* _What is expected_
Pictures are not part of the copy. Give again exactly the lines from the one with "Write the Plotly code for this chart." to the one with "-0.88, -0.96, -1.0]", inclusive.

--- Start of Material provided ---

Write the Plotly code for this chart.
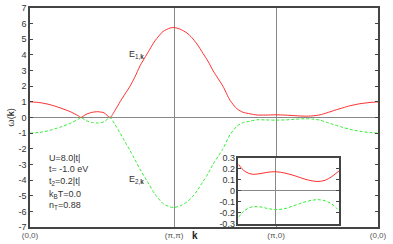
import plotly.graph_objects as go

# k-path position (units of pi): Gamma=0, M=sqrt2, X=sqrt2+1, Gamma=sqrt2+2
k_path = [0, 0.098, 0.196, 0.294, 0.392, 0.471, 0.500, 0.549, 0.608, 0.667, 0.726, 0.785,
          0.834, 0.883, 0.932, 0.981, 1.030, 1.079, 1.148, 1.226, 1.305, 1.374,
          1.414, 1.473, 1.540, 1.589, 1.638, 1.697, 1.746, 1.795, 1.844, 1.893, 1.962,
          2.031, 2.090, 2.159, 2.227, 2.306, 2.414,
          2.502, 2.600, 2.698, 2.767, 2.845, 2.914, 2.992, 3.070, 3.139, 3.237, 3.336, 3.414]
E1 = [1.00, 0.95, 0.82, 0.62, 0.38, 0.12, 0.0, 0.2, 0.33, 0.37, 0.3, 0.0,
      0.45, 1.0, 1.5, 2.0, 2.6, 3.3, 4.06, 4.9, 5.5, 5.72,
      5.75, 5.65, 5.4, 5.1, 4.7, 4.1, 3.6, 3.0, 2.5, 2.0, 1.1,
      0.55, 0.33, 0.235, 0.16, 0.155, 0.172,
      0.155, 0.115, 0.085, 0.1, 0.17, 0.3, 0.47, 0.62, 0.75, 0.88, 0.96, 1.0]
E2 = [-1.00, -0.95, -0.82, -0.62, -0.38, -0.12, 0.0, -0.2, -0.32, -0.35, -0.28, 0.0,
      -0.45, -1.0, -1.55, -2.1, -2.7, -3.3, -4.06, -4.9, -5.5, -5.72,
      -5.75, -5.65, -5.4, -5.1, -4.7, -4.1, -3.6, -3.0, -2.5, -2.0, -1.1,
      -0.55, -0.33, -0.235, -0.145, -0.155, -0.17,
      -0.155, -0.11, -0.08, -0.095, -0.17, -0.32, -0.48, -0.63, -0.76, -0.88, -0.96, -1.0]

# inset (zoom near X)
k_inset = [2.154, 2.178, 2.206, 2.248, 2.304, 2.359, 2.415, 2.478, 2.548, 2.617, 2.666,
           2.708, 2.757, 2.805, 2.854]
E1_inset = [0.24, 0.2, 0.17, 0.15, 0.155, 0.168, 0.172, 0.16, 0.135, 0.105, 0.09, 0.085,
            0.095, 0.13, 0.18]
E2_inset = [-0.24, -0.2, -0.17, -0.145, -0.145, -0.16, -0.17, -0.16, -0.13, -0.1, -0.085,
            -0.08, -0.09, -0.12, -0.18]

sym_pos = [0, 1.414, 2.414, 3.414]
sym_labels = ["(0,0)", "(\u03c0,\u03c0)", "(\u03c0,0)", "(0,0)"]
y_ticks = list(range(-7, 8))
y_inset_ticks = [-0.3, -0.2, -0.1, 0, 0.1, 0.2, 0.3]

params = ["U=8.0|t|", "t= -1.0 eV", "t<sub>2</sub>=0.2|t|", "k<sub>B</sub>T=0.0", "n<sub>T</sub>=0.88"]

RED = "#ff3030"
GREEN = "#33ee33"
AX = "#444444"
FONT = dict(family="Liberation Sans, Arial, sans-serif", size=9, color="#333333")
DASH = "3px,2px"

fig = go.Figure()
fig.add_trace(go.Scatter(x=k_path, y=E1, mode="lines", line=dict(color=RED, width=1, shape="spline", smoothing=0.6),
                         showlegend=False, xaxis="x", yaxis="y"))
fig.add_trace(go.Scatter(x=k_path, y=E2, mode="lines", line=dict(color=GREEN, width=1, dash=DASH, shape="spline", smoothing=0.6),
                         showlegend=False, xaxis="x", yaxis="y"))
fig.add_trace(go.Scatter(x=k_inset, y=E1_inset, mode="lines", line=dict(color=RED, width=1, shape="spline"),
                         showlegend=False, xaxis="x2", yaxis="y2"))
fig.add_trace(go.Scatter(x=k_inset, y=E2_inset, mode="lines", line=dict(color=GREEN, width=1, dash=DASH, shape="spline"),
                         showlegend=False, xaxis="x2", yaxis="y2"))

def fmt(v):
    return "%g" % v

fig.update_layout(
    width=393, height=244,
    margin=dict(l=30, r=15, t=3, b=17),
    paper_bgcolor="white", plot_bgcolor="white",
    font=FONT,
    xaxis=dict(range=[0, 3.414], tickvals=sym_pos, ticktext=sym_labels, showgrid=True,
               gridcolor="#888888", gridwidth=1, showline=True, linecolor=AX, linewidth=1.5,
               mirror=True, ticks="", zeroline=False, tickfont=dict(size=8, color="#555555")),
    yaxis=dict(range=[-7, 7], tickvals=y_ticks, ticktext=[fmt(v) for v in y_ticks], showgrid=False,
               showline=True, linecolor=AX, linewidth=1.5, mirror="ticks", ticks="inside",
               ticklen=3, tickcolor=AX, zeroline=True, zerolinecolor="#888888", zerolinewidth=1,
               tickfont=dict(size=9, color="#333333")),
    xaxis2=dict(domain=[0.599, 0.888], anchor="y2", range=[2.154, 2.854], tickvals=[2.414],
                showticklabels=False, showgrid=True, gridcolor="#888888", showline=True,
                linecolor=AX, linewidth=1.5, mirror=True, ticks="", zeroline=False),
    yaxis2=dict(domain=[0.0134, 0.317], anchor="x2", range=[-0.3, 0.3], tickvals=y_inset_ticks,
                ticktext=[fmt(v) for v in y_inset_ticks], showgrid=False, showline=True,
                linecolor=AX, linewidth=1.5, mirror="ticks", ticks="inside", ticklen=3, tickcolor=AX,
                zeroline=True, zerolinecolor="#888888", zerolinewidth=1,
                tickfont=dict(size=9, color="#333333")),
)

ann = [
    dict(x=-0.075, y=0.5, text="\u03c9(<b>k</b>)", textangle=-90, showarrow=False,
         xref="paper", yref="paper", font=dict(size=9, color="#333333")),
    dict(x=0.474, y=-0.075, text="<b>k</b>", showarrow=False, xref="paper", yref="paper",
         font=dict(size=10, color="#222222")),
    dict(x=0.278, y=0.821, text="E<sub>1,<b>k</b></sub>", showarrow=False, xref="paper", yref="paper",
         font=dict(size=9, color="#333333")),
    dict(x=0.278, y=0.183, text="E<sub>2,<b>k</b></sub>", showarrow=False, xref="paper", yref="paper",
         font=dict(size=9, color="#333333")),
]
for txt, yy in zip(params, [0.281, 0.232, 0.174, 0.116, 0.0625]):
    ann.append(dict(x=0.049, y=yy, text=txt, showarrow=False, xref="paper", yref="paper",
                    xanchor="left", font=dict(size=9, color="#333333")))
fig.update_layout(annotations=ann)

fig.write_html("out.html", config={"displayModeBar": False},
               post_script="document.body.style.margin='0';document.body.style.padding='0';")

--- End of Material provided ---
--- Start of Material provided ---

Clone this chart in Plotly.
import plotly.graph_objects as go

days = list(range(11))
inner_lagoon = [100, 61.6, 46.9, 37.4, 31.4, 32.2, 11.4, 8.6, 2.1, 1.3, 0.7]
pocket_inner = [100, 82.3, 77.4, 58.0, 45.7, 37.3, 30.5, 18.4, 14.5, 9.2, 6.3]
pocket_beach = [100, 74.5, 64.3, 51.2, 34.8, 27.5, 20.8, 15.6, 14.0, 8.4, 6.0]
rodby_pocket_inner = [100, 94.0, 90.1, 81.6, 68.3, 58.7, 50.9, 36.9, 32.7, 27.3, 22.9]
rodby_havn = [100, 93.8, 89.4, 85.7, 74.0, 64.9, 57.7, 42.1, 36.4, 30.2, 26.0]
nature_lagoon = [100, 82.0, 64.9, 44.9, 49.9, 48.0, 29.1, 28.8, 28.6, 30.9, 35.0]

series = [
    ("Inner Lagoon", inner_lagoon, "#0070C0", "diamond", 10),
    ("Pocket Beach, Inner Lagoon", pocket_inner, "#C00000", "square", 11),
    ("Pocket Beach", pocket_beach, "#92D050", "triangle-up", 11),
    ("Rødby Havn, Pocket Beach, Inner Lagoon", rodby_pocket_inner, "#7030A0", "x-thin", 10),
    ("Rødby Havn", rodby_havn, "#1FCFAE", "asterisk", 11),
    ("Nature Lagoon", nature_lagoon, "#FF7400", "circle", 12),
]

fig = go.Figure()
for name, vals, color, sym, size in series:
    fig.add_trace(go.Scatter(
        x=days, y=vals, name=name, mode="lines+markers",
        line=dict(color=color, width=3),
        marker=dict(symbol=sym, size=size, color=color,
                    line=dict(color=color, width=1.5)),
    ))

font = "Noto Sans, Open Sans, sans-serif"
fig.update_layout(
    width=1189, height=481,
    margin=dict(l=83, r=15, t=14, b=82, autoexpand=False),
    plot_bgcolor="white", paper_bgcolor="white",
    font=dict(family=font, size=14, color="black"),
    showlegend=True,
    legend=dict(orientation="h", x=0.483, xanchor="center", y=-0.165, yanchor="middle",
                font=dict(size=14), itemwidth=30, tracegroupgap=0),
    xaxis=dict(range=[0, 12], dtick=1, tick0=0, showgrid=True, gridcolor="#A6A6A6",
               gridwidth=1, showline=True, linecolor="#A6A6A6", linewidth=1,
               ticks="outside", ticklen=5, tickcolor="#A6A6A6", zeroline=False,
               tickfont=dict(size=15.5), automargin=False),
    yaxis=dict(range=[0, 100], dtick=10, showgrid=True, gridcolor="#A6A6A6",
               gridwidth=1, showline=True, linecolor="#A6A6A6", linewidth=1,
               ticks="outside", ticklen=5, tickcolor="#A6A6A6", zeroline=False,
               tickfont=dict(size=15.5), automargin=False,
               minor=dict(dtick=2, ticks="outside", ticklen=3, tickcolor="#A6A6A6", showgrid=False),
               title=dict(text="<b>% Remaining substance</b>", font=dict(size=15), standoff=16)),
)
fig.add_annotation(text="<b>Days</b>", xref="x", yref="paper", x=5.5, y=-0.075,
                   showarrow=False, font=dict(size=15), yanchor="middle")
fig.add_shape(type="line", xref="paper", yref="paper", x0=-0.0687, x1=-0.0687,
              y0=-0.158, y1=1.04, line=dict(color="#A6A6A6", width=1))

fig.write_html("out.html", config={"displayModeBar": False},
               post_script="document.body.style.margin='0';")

--- End of Material provided ---
--- Start of Material provided ---

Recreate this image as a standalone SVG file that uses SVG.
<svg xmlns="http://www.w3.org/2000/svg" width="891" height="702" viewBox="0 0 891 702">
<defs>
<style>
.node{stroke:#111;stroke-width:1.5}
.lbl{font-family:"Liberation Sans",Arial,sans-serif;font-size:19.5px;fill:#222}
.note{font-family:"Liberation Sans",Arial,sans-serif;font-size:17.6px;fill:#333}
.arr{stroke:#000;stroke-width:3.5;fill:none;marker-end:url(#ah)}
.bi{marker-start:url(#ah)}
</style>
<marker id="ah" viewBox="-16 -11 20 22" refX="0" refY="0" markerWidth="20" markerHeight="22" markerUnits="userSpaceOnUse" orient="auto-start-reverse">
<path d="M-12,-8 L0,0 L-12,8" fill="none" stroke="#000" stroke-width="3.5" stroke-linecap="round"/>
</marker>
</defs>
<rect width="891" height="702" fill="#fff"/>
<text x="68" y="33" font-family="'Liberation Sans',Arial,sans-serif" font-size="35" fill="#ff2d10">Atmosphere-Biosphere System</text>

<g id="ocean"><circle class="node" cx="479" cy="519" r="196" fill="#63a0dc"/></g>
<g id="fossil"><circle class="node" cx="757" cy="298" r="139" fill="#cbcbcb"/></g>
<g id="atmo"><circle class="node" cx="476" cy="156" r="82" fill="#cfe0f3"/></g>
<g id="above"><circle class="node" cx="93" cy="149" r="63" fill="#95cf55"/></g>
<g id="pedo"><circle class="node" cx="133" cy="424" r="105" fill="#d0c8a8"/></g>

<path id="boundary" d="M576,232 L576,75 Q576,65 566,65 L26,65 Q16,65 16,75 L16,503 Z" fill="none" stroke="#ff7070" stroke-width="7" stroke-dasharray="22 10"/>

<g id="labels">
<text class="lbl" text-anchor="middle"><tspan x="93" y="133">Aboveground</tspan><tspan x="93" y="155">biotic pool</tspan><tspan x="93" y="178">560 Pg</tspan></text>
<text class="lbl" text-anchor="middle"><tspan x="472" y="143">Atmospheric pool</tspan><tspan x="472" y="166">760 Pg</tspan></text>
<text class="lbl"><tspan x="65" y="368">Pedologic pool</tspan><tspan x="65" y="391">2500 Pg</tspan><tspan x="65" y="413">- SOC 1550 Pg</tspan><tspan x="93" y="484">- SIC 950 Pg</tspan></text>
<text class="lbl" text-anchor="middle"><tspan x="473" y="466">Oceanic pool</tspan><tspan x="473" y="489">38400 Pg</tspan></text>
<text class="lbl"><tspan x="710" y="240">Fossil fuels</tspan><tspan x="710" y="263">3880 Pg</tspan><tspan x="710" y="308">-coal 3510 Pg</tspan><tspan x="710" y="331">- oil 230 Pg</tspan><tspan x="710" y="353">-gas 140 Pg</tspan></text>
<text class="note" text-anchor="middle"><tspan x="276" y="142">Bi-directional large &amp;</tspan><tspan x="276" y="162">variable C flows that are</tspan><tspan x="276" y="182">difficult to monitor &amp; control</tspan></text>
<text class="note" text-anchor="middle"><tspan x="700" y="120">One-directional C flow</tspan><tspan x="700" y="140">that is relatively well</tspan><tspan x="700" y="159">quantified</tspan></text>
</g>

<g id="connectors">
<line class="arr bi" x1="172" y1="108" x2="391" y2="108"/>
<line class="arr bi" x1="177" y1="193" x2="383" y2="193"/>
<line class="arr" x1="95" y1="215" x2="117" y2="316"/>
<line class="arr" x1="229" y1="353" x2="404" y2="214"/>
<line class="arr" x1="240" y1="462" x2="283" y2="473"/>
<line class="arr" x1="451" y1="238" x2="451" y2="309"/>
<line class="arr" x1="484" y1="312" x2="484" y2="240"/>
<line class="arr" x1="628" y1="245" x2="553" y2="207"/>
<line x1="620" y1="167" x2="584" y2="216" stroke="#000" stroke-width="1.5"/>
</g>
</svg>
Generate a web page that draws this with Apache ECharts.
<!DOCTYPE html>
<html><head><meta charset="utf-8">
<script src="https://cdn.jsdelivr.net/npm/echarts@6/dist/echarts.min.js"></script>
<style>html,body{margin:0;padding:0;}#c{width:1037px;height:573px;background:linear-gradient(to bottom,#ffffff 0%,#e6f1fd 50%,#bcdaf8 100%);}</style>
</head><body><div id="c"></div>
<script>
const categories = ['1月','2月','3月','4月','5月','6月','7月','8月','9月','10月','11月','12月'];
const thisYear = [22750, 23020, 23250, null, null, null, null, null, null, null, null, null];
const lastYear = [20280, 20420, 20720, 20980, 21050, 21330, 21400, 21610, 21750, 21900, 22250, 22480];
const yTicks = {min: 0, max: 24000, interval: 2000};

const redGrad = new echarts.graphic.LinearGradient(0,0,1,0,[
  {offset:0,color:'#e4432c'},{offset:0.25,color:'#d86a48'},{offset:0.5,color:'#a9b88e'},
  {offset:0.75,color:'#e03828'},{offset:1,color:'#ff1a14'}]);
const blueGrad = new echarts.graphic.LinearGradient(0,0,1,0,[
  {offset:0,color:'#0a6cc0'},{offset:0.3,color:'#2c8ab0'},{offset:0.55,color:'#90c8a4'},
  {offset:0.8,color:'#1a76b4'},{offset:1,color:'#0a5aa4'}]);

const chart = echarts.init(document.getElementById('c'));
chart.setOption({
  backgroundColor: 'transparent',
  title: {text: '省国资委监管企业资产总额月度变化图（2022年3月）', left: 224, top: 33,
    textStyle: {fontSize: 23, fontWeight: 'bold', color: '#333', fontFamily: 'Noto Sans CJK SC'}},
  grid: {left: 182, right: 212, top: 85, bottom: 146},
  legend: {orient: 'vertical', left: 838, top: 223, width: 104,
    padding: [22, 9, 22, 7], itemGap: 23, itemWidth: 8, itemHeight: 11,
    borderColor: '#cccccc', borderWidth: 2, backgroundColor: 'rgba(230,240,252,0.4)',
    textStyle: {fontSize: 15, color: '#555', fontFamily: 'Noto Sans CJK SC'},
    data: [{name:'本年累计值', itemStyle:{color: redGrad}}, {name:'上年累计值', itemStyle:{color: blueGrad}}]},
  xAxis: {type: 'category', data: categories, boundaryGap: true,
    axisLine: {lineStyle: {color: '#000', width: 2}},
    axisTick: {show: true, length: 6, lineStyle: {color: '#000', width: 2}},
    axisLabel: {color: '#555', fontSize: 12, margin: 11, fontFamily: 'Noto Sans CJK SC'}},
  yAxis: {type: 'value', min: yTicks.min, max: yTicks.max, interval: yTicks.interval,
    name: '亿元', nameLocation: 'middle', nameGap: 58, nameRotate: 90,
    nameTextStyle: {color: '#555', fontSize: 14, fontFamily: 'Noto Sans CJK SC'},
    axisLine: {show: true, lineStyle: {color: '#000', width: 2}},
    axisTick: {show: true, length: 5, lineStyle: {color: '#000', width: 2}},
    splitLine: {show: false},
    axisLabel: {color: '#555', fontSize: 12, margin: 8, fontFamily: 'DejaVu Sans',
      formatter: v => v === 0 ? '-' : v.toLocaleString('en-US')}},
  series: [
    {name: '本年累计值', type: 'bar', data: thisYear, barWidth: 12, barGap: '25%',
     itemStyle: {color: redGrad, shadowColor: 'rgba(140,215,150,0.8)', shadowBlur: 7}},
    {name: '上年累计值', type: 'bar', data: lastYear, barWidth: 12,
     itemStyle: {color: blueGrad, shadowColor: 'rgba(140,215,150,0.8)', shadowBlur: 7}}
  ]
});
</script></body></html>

--- End of Material provided ---

* _Worked answer_
Write the Plotly code for this chart.
import plotly.graph_objects as go

# k-path position (units of pi): Gamma=0, M=sqrt2, X=sqrt2+1, Gamma=sqrt2+2
k_path = [0, 0.098, 0.196, 0.294, 0.392, 0.471, 0.500, 0.549, 0.608, 0.667, 0.726, 0.785,
          0.834, 0.883, 0.932, 0.981, 1.030, 1.079, 1.148, 1.226, 1.305, 1.374,
          1.414, 1.473, 1.540, 1.589, 1.638, 1.697, 1.746, 1.795, 1.844, 1.893, 1.962,
          2.031, 2.090, 2.159, 2.227, 2.306, 2.414,
          2.502, 2.600, 2.698, 2.767, 2.845, 2.914, 2.992, 3.070, 3.139, 3.237, 3.336, 3.414]
E1 = [1.00, 0.95, 0.82, 0.62, 0.38, 0.12, 0.0, 0.2, 0.33, 0.37, 0.3, 0.0,
      0.45, 1.0, 1.5, 2.0, 2.6, 3.3, 4.06, 4.9, 5.5, 5.72,
      5.75, 5.65, 5.4, 5.1, 4.7, 4.1, 3.6, 3.0, 2.5, 2.0, 1.1,
      0.55, 0.33, 0.235, 0.16, 0.155, 0.172,
      0.155, 0.115, 0.085, 0.1, 0.17, 0.3, 0.47, 0.62, 0.75, 0.88, 0.96, 1.0]
E2 = [-1.00, -0.95, -0.82, -0.62, -0.38, -0.12, 0.0, -0.2, -0.32, -0.35, -0.28, 0.0,
      -0.45, -1.0, -1.55, -2.1, -2.7, -3.3, -4.06, -4.9, -5.5, -5.72,
      -5.75, -5.65, -5.4, -5.1, -4.7, -4.1, -3.6, -3.0, -2.5, -2.0, -1.1,
      -0.55, -0.33, -0.235, -0.145, -0.155, -0.17,
      -0.155, -0.11, -0.08, -0.095, -0.17, -0.32, -0.48, -0.63, -0.76, -0.88, -0.96, -1.0]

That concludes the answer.